After two solid days of Al Jazeera and Muscadol in my Millennium Hotel room, which I referred to as the Allah Suite since there was an insanely loud 5 a.m. call to prayer directly below my ocean-facing window, I was desperate to spring free and catch what I could of the Abu Dhabi Arts Festival, my reason for being there in the first place. I had already missed a performance of Macbeth, interviews with several artists, and an important Q+A afternoon tea with Mrs. Kanoo, director of the Abu Dhabi Music and Art Foundation. "What could I catch up on?" I thought as I scanned what was left of the program. The Mafraq Hospital's Music for Patients program, based on the concept that music speeds healing. Another hospital. I sensed a theme. Why not?

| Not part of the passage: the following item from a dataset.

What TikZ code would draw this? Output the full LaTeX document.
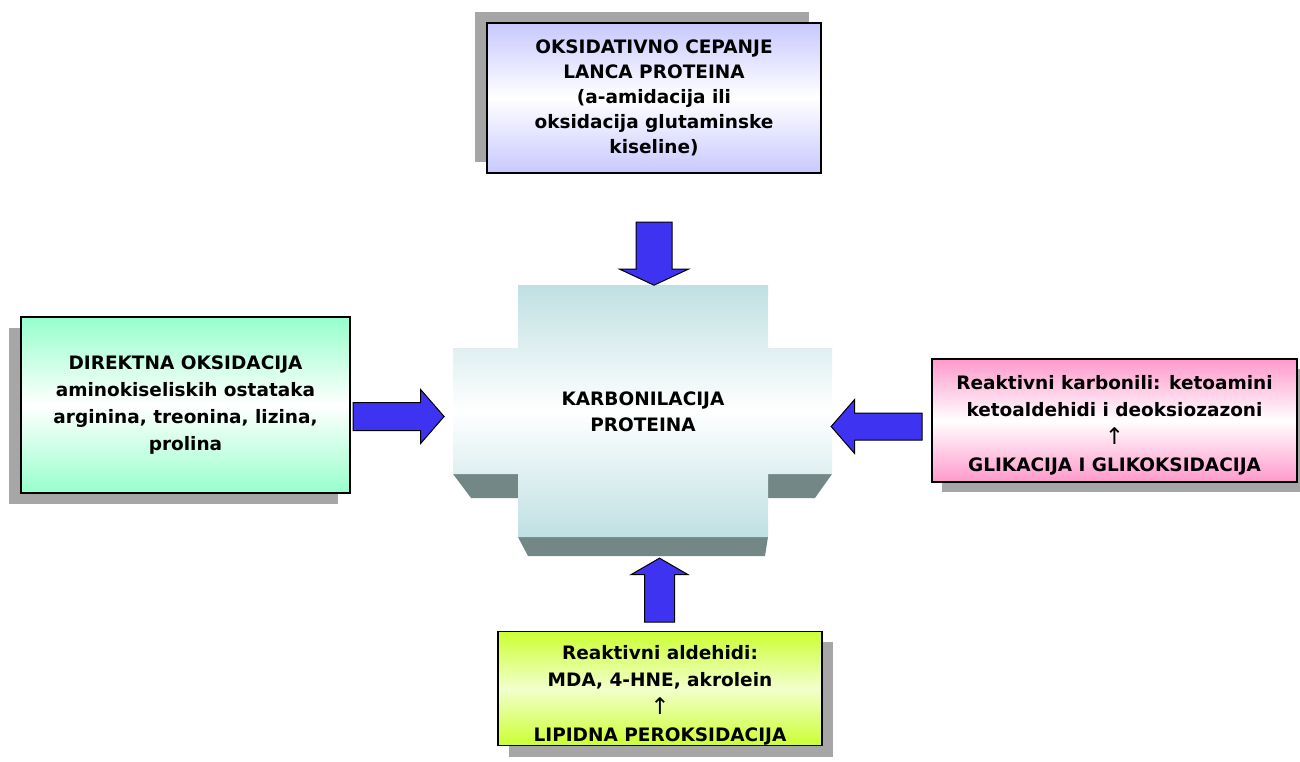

Mafraq Hospital was hands-down the best of my hospital trifecta tour. The Music for Hospitals program was created for health care providers to harness the power of music to encourage a faster and more therapeutic recovery for the patient. The concept is based on physiological research that connects music to the healing process.

As much as I wanted the music to heal me, I needed help from modern chemistry. So I popped a Muscadol and hobbled to a row of chairs in the shade reserved for journalists. To my left, a gaggle of VIP Emiratis gathered in their private box, where gilded throne-like recliners and never-ending drink service promised to enhance their experience of the performance. While the VIPs chatted and lavished attention on their iPhones and Blackberries, a marching band in full regalia tootled and tuned up near the parking lot, and an entire ward of patients were rolled out in wheelchairs, beds, and oxygen machines. A trio of solo musicians slowly gathered on the lawn under the shade of a fig tree. A sinewy flutist, a wide-eyed guitar player, and a jangley tambourine player took shape and began to play.

Thirty minutes into the performance, I was captivated. I don't know if it was the Muscadol or the Beiruti woman who strummed her guitar and belted sad Arabic ballads that made me feel better. Something about the quiet stillness of an entire hospital paying attention to one musician in the late morning sun made the experience profoundly unforgettable. For one brief moment, everyone — VIPs, ex-pats, journalists, and especially the patients — was connected by the music. Chiming Blackberries went unchecked, drink service paused while servers stopped to listen, and the still heat of the Rub' al Khali desert seemed to envelope everyone.

Try as it might to become a big cultural city, there is something positively peaceful and desert-like about Abu Dhabi that you still won't find in high-rolling Dubai or arty Sharjah. Let the starchitects build as many museums and arenas as they can afford, I imagine the hospitals will remain the buildings that really mater. Not because of the music programs, the wealthy Emirati VIPs who fund it, or American healthcare management labels behind them. But because they remain physically and spiritually connected to a silent desert, the most tranquil of all music.